I fell in real love for the first time when I was 23. He was a tall, dark, and handsome Southern boy who called me babe. No one had ever called me babe before. I started dating him right around the time that I started working on getting my blood sugars tighter. The results of the Diabetes Control and Complications Trial (DDCT)—a major clinical study conducted from 1983 to 1993, funded by the National Institute of Diabetes and Digestive and Kidney Diseases, which showed how keeping blood glucose levels as close to normal as possible slowed the onset and progression of the eye, kidney, and nerve damage caused by diabetes—had just been released, and my endocrinologist was one of the doctors involved in the study. A recent college graduate, my endocrinologist encouraged me to test more and get my blood sugars tighter. It was the first time, since I was diagnosed, that I began to work hard to improve my health. I kept my blood sugar records and recorded my results on a daily basis and then brought my records to my endocrinologist to make adjustments. It was during this time that I met Jason.

I told Jason about my diabetes shortly after we met and I remember that he was kind and curious and that it was such a relief. It was the first time I was taking my health somewhat seriously and I was thrilled that he was there to support me. We’d been dating for about a month before we slept together. I remember that we spent the night at his apartment, but I don’t remember waking up beside him. What I do remember is hearing the voices of his roommates—a girl and a guy—telling me that Jason would be back soon and everything would be okay. I remember thinking, “Please no, please no,” and wanting to fall back asleep and return to the moment before my blood sugar dropped. Jason told me later that he’d woken up and I was lying next to him covered in sweat and unresponsive.

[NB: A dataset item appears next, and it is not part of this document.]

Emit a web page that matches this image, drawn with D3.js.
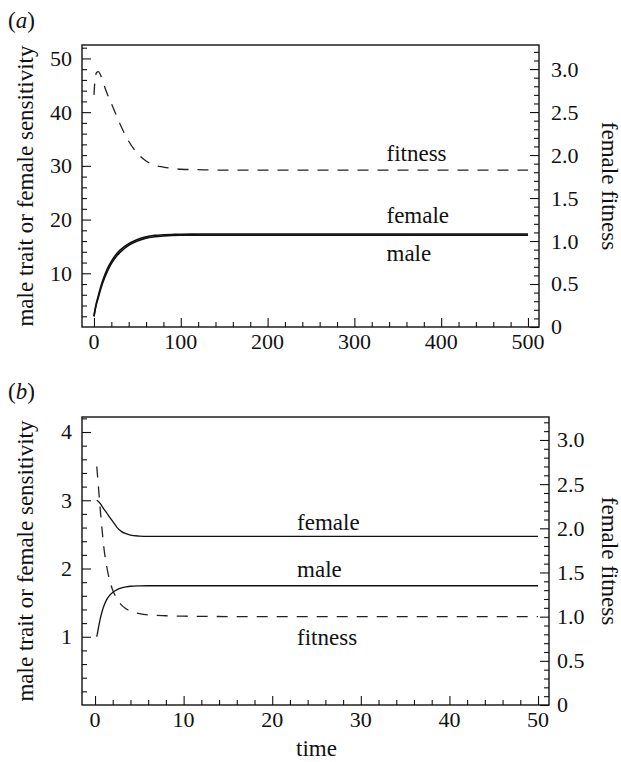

My parents lived just a few blocks away and he’d run to their house to ask for help, but no one was home. He then ran to my sister’s apartment, and she told him to get me orange juice. He returned to the apartment with juice, picked me up, and poured the juice down my throat. As I began my slow return to the real world, I’d been ashamed and embarrassed, and knew that I’d said things I shouldn’t have said. But Jason was smiling and holding me close, and putting his strong arms around me, he told me I was cute and that he liked taking care of me.

Everything changed from that day on. I realized that he’d seen the worst of me (or so I thought) and that he could handle it. He wasn’t afraid and he even seemed to think that the worst of me was acceptable, loveable even. But it didn’t last. I became obsessive about my blood sugars, keeping them tighter and tighter and having more and more lows. We were in love and it was really powerful, and it was really heartbreaking when it was over. I’m not sure how much of it had to do with diabetes; I realized eventually that we were not meant to be, but I always wondered how much my frequent lows had to do with his leaving. Looking back, I think that diabetes was just a part of the end of our relationship and that real love means someone who loves all of you, but it was a difficult life lesson and a bitter pill to swallow at 23 years old.

As women with diabetes, we can’t walk away when things get rough. We are in this relationship with our bodies for the rest of our lives, and just like any other relationship, we have to nurture our physical selves. Having someone there beside you, to support you when things are good and when things are bad, makes this journey so much better. Having a partner who understands the physical and emotional demands of living with diabetes is a reward, and supportive relationships have been proven to result in improved diabetes management. But these relationships don’t fall out of the sky, it takes work and communication to survive.